At this point you’re probably wondering why I keep talking about a homeless man when I teased a lesson from a homeless woman. Well, here’s where she comes in.

Behind the homeless man, a disheveled woman in a grimy flannel had sidled her way up to the counter and taken a sideways seat on a stool. A red cart loaded with her possessions stood as a sentry. As she sat there, she put one elbow on the counter and rested her head on her hand, staring up at an angle like a teenage girl daydreaming about her crush.

As the man began stirring, he reached in his pocket and pulled out a yellow iPhone. It must have been charged and operational, because he did something on it for about three minutes. I could see about five sets of eyes cast glances. That’s when it happened.

“Sir. Sir.” The homeless woman from the counter was trying to get the man’s attention. He reluctantly looked up. “Would you like a cup of coffee?”

What? I thought to myself. Did I just hear that right? Did she offer to get him a coffee?

“Would you like a cup of coffee?” She asked again, a little louder but in a genuine way.

This is where I’m supposed to tell you that he graciously accepted; that he said “Merry Christmas;” that I learned the true spirit of the season is about giving not getting.

Nope.

He gave a simple, and somewhat terse, “No.” She smiled, said “OK,” and returned to daydreaming. She had a smile on her face.

And that’s when I realized I was envious of her.

See, she wasn’t offering a gift in order to make herself feel good. Sometimes what’s lost in the message that Christmas is about giving and not getting is that we still project the entitlement mentality on the former. We expect a certain reaction, a certain set of warm fuzzies to tickle us all over when we give a present, and the person opening it to light up and showers up with thanks. The homeless women offered her gift, was rejected, and still smiled. She didn’t find her worth in giving. She found it in genuinely caring for the man, which meant she wasn’t crushed when he rejected it.

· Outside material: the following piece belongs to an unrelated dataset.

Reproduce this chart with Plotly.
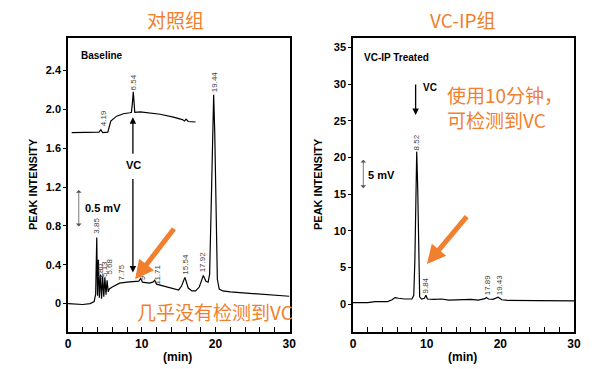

She’s the opposite of Mrs. Fidget, the motherly character in C.S. Lewis’ classic “The Four Loves.” Mrs. Fidget gave to her children and husband in a manner that they despised. She did too much. She smothered them. She needed to be needed. She gave not for them, but for her.

“The proper aim of giving is to put the recipient in the state where he no longer needs our gift,” Lewis writes. “The hour when we can say, ‘They need me no longer,’ should be our reward.”

So when you give this Christmas season, don’t give with an expectation that the person receiving has to act a certain way, or that they have to meet a certain threshold of thankfulness. Don’t give because you’re looking to get something out of it. Give out of joy. Give because it’s the right thing to do. Give to honor the ultimate gift that the season is named after.  

That’s what the homeless woman taught me.